Vanya, Sonia, and Masha Hardwick, Christopher Durang’s hilariously squabbling siblings, are back (along with Masha’s sexy boy toy Spike), and hallelujah for that, as Santa Monica’s Edgemar Center For The Arts gives the 2013 Best Play Tony Award winner Vanya And Sonia And Masha And Spike a 99-seat staging well worth its back-for-2017 extension.
Despite a title evocative of at least two Chekhovian classics, even those who don’t know their Cherry Orchard from Cherries Jubilee will find themselves taken by 57-year-old gay fuddyduddy Vanya (Bjørn Johnson), his frumpy adopted 52-year-old sister Sonia (Michelle Danner), and the twosome’s “ageless” movie star sis Masha (Christine Dunford), whose box office grosses have kept the long-bickering older siblings comfortably ensconced in an aging Bucks County country house kept spic-and-span by sassy soothsaying cleaning lady Cassandra (Tamika Katon-Donegal).

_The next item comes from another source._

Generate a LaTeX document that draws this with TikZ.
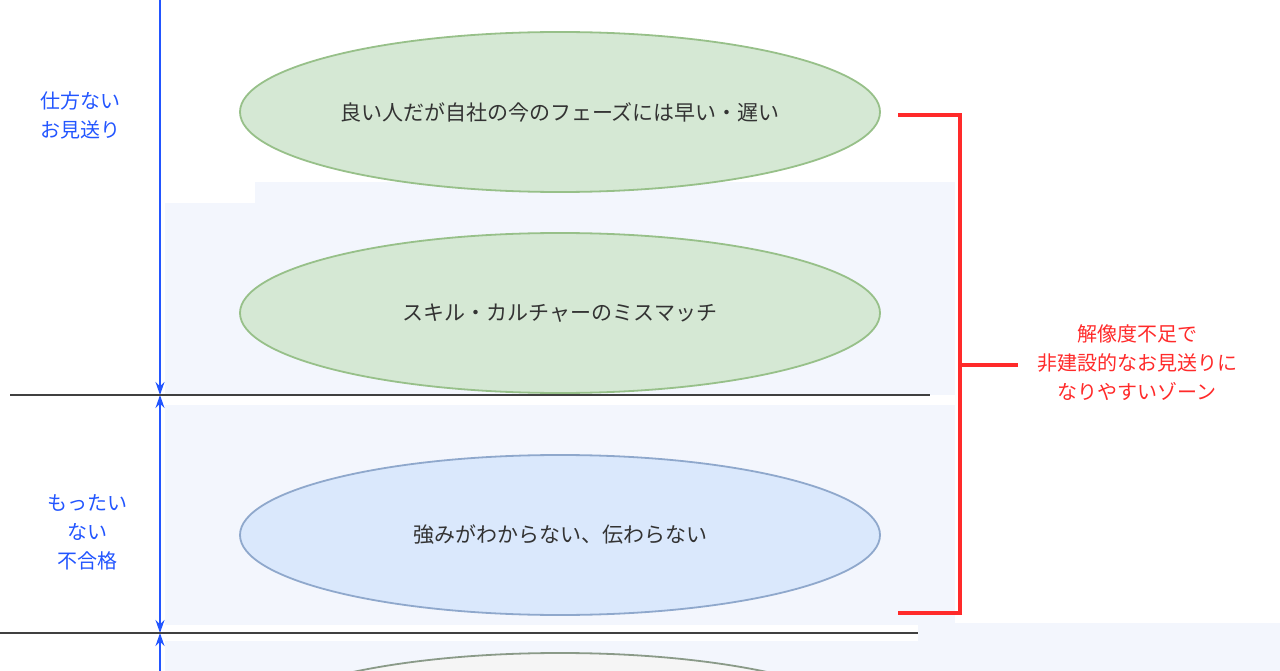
\documentclass[tikz,border=0pt]{standalone}
\usepackage{fontspec}
\setmainfont{Noto Sans CJK JP}
\usetikzlibrary{arrows.meta,shapes.geometric}
\definecolor{bgl}{HTML}{F3F6FD}
\definecolor{gfill}{HTML}{D5E8D4}
\definecolor{gdraw}{HTML}{97C089}
\definecolor{bfill}{HTML}{DAE8FC}
\definecolor{bdraw}{HTML}{8FA8CC}
\definecolor{yfill}{HTML}{F5F5F5}
\definecolor{ydraw}{HTML}{8A9A88}
\definecolor{blu}{HTML}{2255FF}
\definecolor{rd}{HTML}{FF2A2A}
\tikzset{
 oval/.style={ellipse, minimum width=640pt, minimum height=160pt, line width=1.8pt, font=\fontsize{21}{24}\selectfont, text=black!80},
 lab/.style={align=center, text=blu, font=\fontsize{20}{29}\selectfont},
 rlab/.style={align=center, text=rd, font=\fontsize{20}{29}\selectfont},
 vax/.style={blu, line width=1.6pt, -{Stealth[length=13pt,width=9pt]}},
 hline/.style={black!75, line width=2.2pt}
}
\begin{document}
\begin{tikzpicture}[x=1pt,y=-1pt]
\useasboundingbox (0,0) rectangle (1280,671);
\fill[bgl] (165,203) rectangle (955,395);
\fill[bgl] (255,182) rectangle (955,203);
\fill[bgl] (165,405) rectangle (955,625);
\fill[bgl] (165,641) rectangle (1280,671);
\fill[bgl] (918,623) rectangle (1280,641);
\node[oval, fill=gfill, draw=gdraw] (e1) at (560,112) {良い人だが自社の今のフェーズには早い・遅い};
\node[oval, fill=gfill, draw=gdraw] (e2) at (560,313) {スキル・カルチャーのミスマッチ};
\node[oval, fill=bfill, draw=bdraw] (e3) at (560,535) {強みがわからない、伝わらない};
\node[oval, fill=yfill, draw=ydraw] (e4) at (560,733) {};
\coordinate (t0) at (160,0);
\coordinate (t1) at (160,395);
\coordinate (t2) at (160,395);
\coordinate (t3) at (160,633);
\coordinate (t4) at (160,633);
\coordinate (t5) at (160,671);
\draw[vax] (t0) -- (t1);
\draw[vax, {Stealth[length=13pt,width=9pt]}-{Stealth[length=13pt,width=9pt]}] (t2) -- (t3);
\draw[vax, {Stealth[length=13pt,width=9pt]}-] (t4) -- (t5);
\coordinate (h1a) at (10,395); \coordinate (h1b) at (930,395);
\coordinate (h2a) at (0,633); \coordinate (h2b) at (918,633);
\draw[hline] (h1a) -- (h1b);
\draw[hline] (h2a) -- (h2b);
\node[lab] (l1) at (80,115) {仕方ない\\お見送り};
\node[lab] (l2) at (87,532) {もったい\\ない\\不合格};
\coordinate (b1) at (898,115); \coordinate (b2) at (960,115);
\coordinate (b3) at (960,613); \coordinate (b4) at (898,613);
\coordinate (bm) at (960,365); \coordinate (bn) at (1018,365);
\draw[rd, line width=3.5pt] (b1) -- (b2) -- (b3) -- (b4);
\node[rlab] (r) at (1137,363) {解像度不足で\\非建設的なお見送りに\\なりやすいゾーン};
\draw[rd, line width=3.5pt] (bm) -- (bn);
\end{tikzpicture}
\end{document}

Then comes the day the glamorous, globetrotting, five-times married Masha shows up unannounced, 20something actor/boy-toy Spike (Nate Golon) in tow and a piece of bad news in store for her unwitting siblings.
With a lover at least twenty years her junior (who’s more than willing to strip down to his skintight boxer briefs at a moment’s notice, the better to show off biceps, pecs, and suntanned six-pack), it’s no wonder that Masha isn’t all that thrilled when spunky young Spike introduces her to fresh-faced next-door neighbor Nina (Remy Nozik), a would-be actress who’s more than thrilled to be heading off with the titular foursome to a Disney-themed costume party, even if it means dressing as Dopey to her favorite actress’s Snow White.
Playwright Durang may have eschewed his Beyond Therapy/Baby With the Bathwater théâtre de l’absurd roots for more “traditional” fare in his biggest Broadway hit to date, but fans can rest assured. Vanya And Sonia And Masha And Spike is one of the funniest, most satisfying comedies you’re likely to see all year, and filled with characters who are alternately quirky and charming and irritating and hilarious and yet somehow utterly real.
Under the late Barbara Tarbuck’s effervescent direction, the Hardwick siblings are in particularly expert hands beginning with the oh-so glamorous Masha, Dunford’s pitch-perfect mélange of Christine Baranski, Barbra Streisand, and Susan Anton adding up to her very own divine, delectably self-absorbed creation.
Danner’s deliciously zany Sonia is a dorky delight, and never more so than when dowdy duckling becomes shimmering sequined swan, transformed into Snow White’s Evil Queen as played by Maggie Smith circa California Suite.
2017 cast addition Johnson adds his own distinctive shadings to the grumpy, fussy, sexually-repressed Vanya’s prickly charms, and when he launches into the character’s show-stopping rant against changing times, expect fireworks.
That decades-long friends Johnson, Danner, and Dunford look more like siblings than any Vanya and Sonia and Masha I’ve seen is icing on the cake.
The terrific Golon’s golden blond, not-quite-dumb Spike could easily have stepped out of a 1960s beach party movie, Nozik’s ethereal Nina is incandescent perfection, and Katon-Donegal’s mischief-making Cassandra adds Jamaican spice to the mix.
Production designer Alessandra Manias takes advantage of the Edgemar Center’s roomy playing area to give the Hardwicks the spacious country home Durang’s play deserves, and Kyle McAnally lights it with a vibrant glow. Larae Mychel’s character-revealing costumes are highlighted by some Disneyesque Snow White gems. DJ Medina contributes an effective sound design mix of music and effects.
Vanya And Sonia And Masha And Spike is produced by Alexandra Guarnieri. Rob Riley and Josephine Hies are associate producers.
Carly Llewelyn-Ryan is production stage manager. Anna Zak is director’s assistant and Gianluca Zago is production design assistant.
At four productions and counting, Christopher Durang’s Vanya And Sonia And Masha And Spike is one of my very favorite plays of the past ten years, but one I wouldn’t want to revisit unless done just right. I’m happy to report that the Edgemar Center For The Arts does Durang just right.
Edgemar Center for the Arts, 2437 Main Street, Santa Monica.